Arias applied for asylum in the United States with her granddaughter in November 2016 after the 15-year-old was told by members of the notorious MS-13 gang that she had to marry a gang member, said her El Paso-based attorney, Eduardo Beckett. When Arias and her granddaughter arrived at the border, Beckett said, the teen was placed with her mother, who lived in Houston, while Arias was sent to a processing center in El Paso, where she spent 19 months waiting for her asylum claim to be heard.
A U.S. immigration judge denied Arias’ claim, and she was deported back to Honduras, where she faced more death threats from the gang, Beckett said. She again fled to Mexico and was able to get in touch with Elena’s husband, who took her in. Now she’s living in the shadows until the U.S. 5th Circuit Court of Appeals rules on her appeal of the asylum denial.
In what he knew was a long shot, Beckett convinced Arias to try crossing the international bridge with him Friday so he could ask U.S. Customs and Border Protection officials to grant her an interview with asylum officers. Beckett said he hoped U.S. officials would let her stay in Texas while the appeal was being decided.

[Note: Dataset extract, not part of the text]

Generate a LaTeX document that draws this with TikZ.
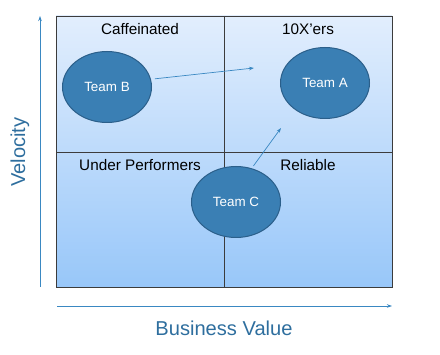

Arias agreed, and as she left Elena’s house, Oscar’s young children peered through the windows of the house across the street. During the 30-minute drive to downtown Ciudad Juárez, Bertha was quiet, and Becket told stories about other clients to break the tension.
When they arrived at a parking garage, Elena and Arias embraced and cried before Arias walked with the lawyer to the bridge. Beckett showed a CBP officer stationed in the middle of the international bridge his client’s documents. Another officer listened attentively to Beckett’s plea, then called in the request to his supervisors. He offered Arias and Beckett bottles of water as they waited in the triple-digit heat.
But in the end, Arias was sent back to Ciudad Juárez and told to wait.
“I feel like I let her down. I could have tried harder,” Beckett said as he walked toward the U.S. side of the bridge. “But if something happens to her, they’re going to have blood on their hands.”